Best Practices for Service Worker Implementation

• HTTPS is Mandatory: Service workers only work over HTTPS. This is a security requirement to prevent man-in-the-middle attacks. Consider using a service like Let's Encrypt to get a free SSL certificate.
• Keep your Service Worker Small and Focused: Avoid bloating your service worker script with unnecessary code. The smaller the script, the faster it will install and activate.
• Test Extensively: Test your service worker across different browsers and devices to ensure it functions correctly. Use browser developer tools to debug and monitor service worker behavior. Consider a comprehensive testing framework, such as Workbox, for testing.
• Use a Build Process: Use a build tool (e.g., Webpack, Parcel, Rollup) to bundle and minify your service worker script. This will optimize its performance and reduce its size.
• Monitor and Log: Implement logging to monitor service worker events and identify potential issues. Utilize tools like the browser's console or third-party error tracking services.
• Leverage Libraries: Consider using a library like Workbox (Google) to simplify many service worker tasks, such as caching strategies and update management. Workbox provides a set of modules that abstract away much of the complexity of service worker development.
• Use a Manifest File: Create a web app manifest file (`manifest.json`) to configure the appearance of your PWA (Progressive Web App).
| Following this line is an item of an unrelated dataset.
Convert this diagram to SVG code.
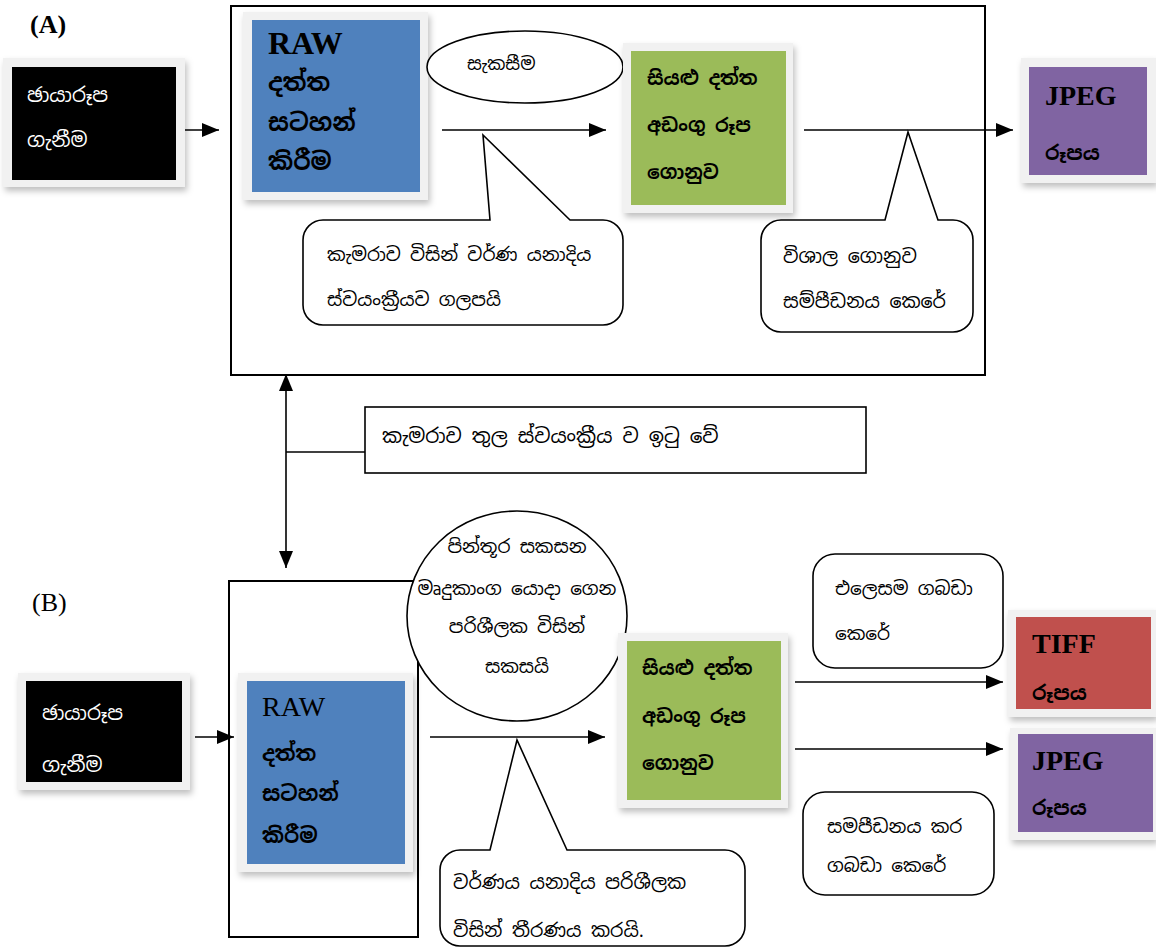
<svg xmlns="http://www.w3.org/2000/svg" width="1156" height="948" viewBox="0 0 1156 948">
<style>
.si{font-family:"Noto Sans Sinhala","Noto Serif Sinhala","Iskoola Pota","Noto Sans",sans-serif;}
.sb{font-family:"Noto Sans Sinhala","Noto Serif Sinhala","Iskoola Pota","Noto Sans",sans-serif;font-weight:bold;}
.lat{font-family:"Liberation Serif","Times New Roman",serif;}
.frame{fill:#f1f1f1;filter:url(#sh);}
.ln{stroke:#000;stroke-width:1.6;fill:none;}
.bx{stroke:#000;stroke-width:2;fill:none;}
.co{stroke:#000;stroke-width:1.6;fill:#fff;}
</style>
<defs>
<filter id="sh" x="-10%" y="-10%" width="125%" height="130%">
<feDropShadow dx="2" dy="4" stdDeviation="3" flood-color="#000" flood-opacity="0.25"/>
</filter>
<marker id="ah" markerUnits="userSpaceOnUse" markerWidth="18" markerHeight="14" refX="17" refY="7" orient="auto-start-reverse">
<path d="M0,0 L17,7 L0,14 Z" fill="#000"/>
</marker>
</defs>
<rect width="1156" height="948" fill="#fff"/>

<text class="lat" x="30" y="33" font-size="26" font-weight="bold">(A)</text>
<text class="lat" x="32" y="611" font-size="26">(B)</text>

<g id="frameA"><rect class="bx" x="231" y="6" width="754" height="369"/></g>
<g id="frameB"><rect class="bx" x="229" y="581" width="189" height="356"/></g>

<g id="connectors">
<line class="ln" x1="184" y1="130" x2="219" y2="130" marker-end="url(#ah)"/>
<line class="ln" x1="442" y1="130" x2="606" y2="130" marker-end="url(#ah)"/>
<line class="ln" x1="804" y1="130" x2="1013" y2="130" marker-end="url(#ah)"/>
<line class="ln" x1="286" y1="374" x2="286" y2="568" marker-start="url(#ah)" marker-end="url(#ah)"/>
<line class="ln" x1="286" y1="452" x2="365" y2="452"/>
<line class="ln" x1="195" y1="737" x2="234" y2="737" marker-end="url(#ah)"/>
<line class="ln" x1="430" y1="737" x2="605" y2="737" marker-end="url(#ah)"/>
<line class="ln" x1="795" y1="682" x2="1003" y2="682" marker-end="url(#ah)"/>
<line class="ln" x1="795" y1="749" x2="1003" y2="749" marker-end="url(#ah)"/>
</g>

<g id="captureA">
<rect class="frame" x="3" y="58" width="182" height="129"/>
<rect x="12" y="67" width="164" height="113" fill="#000"/>
<text class="si" x="27" y="102" font-size="20" fill="#fff">ඡායාරූප</text>
<text class="si" x="27" y="147" font-size="20" fill="#fff">ගැනීම</text>
</g>

<g id="rawA">
<rect class="frame" x="243" y="12" width="185" height="188"/>
<rect x="252" y="20" width="168" height="172" fill="#4f81bd"/>
<text class="lat" x="268" y="54" font-size="32" font-weight="bold">RAW</text>
<text class="sb" x="268" y="91" font-size="24">දත්ත</text>
<text class="sb" x="268" y="131" font-size="24">සටහන්</text>
<text class="sb" x="268" y="170" font-size="24">කිරීම</text>
</g>

<g id="processA">
<ellipse class="co" cx="525" cy="67" rx="98" ry="36"/>
<text class="si" x="467" y="70" font-size="18">සැකසීම</text>
</g>

<g id="allDataA">
<rect class="frame" x="623" y="43" width="170" height="170"/>
<rect x="631" y="51" width="155" height="154" fill="#9bbb59"/>
<text class="sb" x="647" y="85" font-size="19">සියළු දත්ත</text>
<text class="sb" x="647" y="132" font-size="19">අඩංගු රූප</text>
<text class="sb" x="647" y="179" font-size="19">ගොනුව</text>
</g>

<g id="jpegA">
<rect class="frame" x="1021" y="58" width="135" height="125"/>
<rect x="1029" y="67" width="118" height="108" fill="#8064a2"/>
<text class="lat" x="1045" y="105" font-size="28" font-weight="bold">JPEG</text>
<text class="sb" x="1045" y="160" font-size="20">රූපය</text>
</g>

<g id="calloutA1">
<path class="co" d="M323,220 L490,220 L483,135 L570,220 L603,220 A20,20 0 0 1 623,240 L623,305 A20,20 0 0 1 603,325 L323,325 A20,20 0 0 1 303,305 L303,240 A20,20 0 0 1 323,220 Z"/>
<text class="si" x="327" y="261" font-size="18.5">කැමරාව විසින් වර්ණ යනාදිය</text>
<text class="si" x="327" y="306" font-size="18.5">ස්වයංක්‍රීයව ගලපයි</text>
</g>

<g id="calloutA2">
<path class="co" d="M781,220 L885,220 L908,132 L938,220 L953,220 A20,20 0 0 1 973,240 L973,312 A20,20 0 0 1 953,332 L781,332 A20,20 0 0 1 761,312 L761,240 A20,20 0 0 1 781,220 Z"/>
<text class="si" x="783" y="263" font-size="19">විශාල ගොනුව</text>
<text class="si" x="783" y="308" font-size="19">සම්පීඩනය කෙරේ</text>
</g>

<g id="autoNote">
<rect x="365" y="407" width="501" height="66" fill="#fff" stroke="#000" stroke-width="1.6"/>
<text class="si" x="382" y="443" font-size="20">කැමරාව තුල ස්වයංක්‍රීය ව ඉටු වේ</text>
</g>

<g id="captureB">
<rect class="frame" x="18" y="673" width="172" height="117"/>
<rect x="26" y="681" width="156" height="101" fill="#000"/>
<text class="si" x="42" y="720" font-size="20" fill="#fff">ඡායාරූප</text>
<text class="si" x="42" y="772" font-size="20" fill="#fff">ගැනීම</text>
</g>

<g id="rawB">
<rect class="frame" x="238" y="673" width="175" height="199"/>
<rect x="247" y="681" width="158" height="183" fill="#4f81bd"/>
<text class="lat" x="262" y="716" font-size="28">RAW</text>
<text class="sb" x="262" y="761" font-size="21">දත්ත</text>
<text class="sb" x="262" y="801" font-size="21">සටහන්</text>
<text class="sb" x="262" y="843" font-size="21">කිරීම</text>
</g>

<g id="softwareB">
<ellipse class="co" cx="517" cy="616" rx="110" ry="105" stroke-width="2"/>
<text class="si" x="517" y="553" font-size="18.5" text-anchor="middle">පින්තූර සකසන</text>
<text class="si" x="517" y="595" font-size="18.5" text-anchor="middle">මෘදුකාංග යොදා ගෙන</text>
<text class="si" x="517" y="633" font-size="18.5" text-anchor="middle">පරිශීලක විසින්</text>
<text class="si" x="517" y="673" font-size="18.5" text-anchor="middle">සකසයි</text>
</g>

<g id="allDataB">
<rect class="frame" x="618" y="633" width="170" height="175"/>
<rect x="627" y="641" width="154" height="159" fill="#9bbb59"/>
<text class="sb" x="642" y="675" font-size="19">සියළු දත්ත</text>
<text class="sb" x="642" y="723" font-size="19">අඩංගු රූප</text>
<text class="sb" x="642" y="770" font-size="19">ගොනුව</text>
</g>

<g id="calloutB1">
<path class="co" d="M460,850 L490,850 L517,740 L567,850 L725,850 A20,20 0 0 1 745,870 L745,926 A20,20 0 0 1 725,946 L460,946 A20,20 0 0 1 440,926 L440,870 A20,20 0 0 1 460,850 Z"/>
<text class="si" x="453" y="889" font-size="19">වර්ණය යනාදිය පරිශීලක</text>
<text class="si" x="453" y="937" font-size="19">විසින් තීරණය කරයි.</text>
</g>

<g id="calloutB2">
<rect class="co" x="813" y="554" width="190" height="114" rx="22"/>
<text class="si" x="835" y="595" font-size="18.5">එලෙසම ගබඩා</text>
<text class="si" x="835" y="640" font-size="18.5">කෙරේ</text>
</g>

<g id="calloutB3">
<rect class="co" x="803" y="792" width="191" height="103" rx="22"/>
<text class="si" x="827" y="833" font-size="18.5">සමපීඩනය කර</text>
<text class="si" x="827" y="872" font-size="18.5">ගබඩා කෙරේ</text>
</g>

<g id="tiffB">
<rect class="frame" x="1008" y="610" width="148" height="107"/>
<rect x="1016" y="617" width="135" height="92" fill="#c0504d"/>
<text class="lat" x="1032" y="653" font-size="28" font-weight="bold">TIFF</text>
<text class="sb" x="1032" y="700" font-size="20">රූපය</text>
</g>

<g id="jpegB">
<rect class="frame" x="1010" y="728" width="146" height="112"/>
<rect x="1018" y="734" width="135" height="98" fill="#8064a2"/>
<text class="lat" x="1032" y="770" font-size="28" font-weight="bold">JPEG</text>
<text class="sb" x="1032" y="815" font-size="20">රූපය</text>
</g>
</svg>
This includes defining the app’s name, icon, and display mode. This enhances the user experience.
• Prioritize Core Functionality: Ensure that your core functionality works offline. This is the primary benefit of using service workers.
• Progressive Enhancement: Build your application with progressive enhancement in mind. The service worker should enhance the experience, not be the foundation of your application. Your application should function even if the service worker isn't available.
• Stay Updated: Keep up-to-date with the latest service worker APIs and best practices. The web standards are constantly evolving, and new features and optimizations are being introduced.

Conclusion

Service workers are a powerful tool for building modern, performant, and reliable web applications. By understanding the service worker lifecycle, including registration, installation, activation, and update strategies, developers can create web experiences that provide a seamless user experience for a global audience, regardless of network conditions. Implement these best practices, experiment with different caching strategies, and embrace the power of service workers to take your web applications to the next level. The future of the web is offline-first, and service workers are at the heart of that future.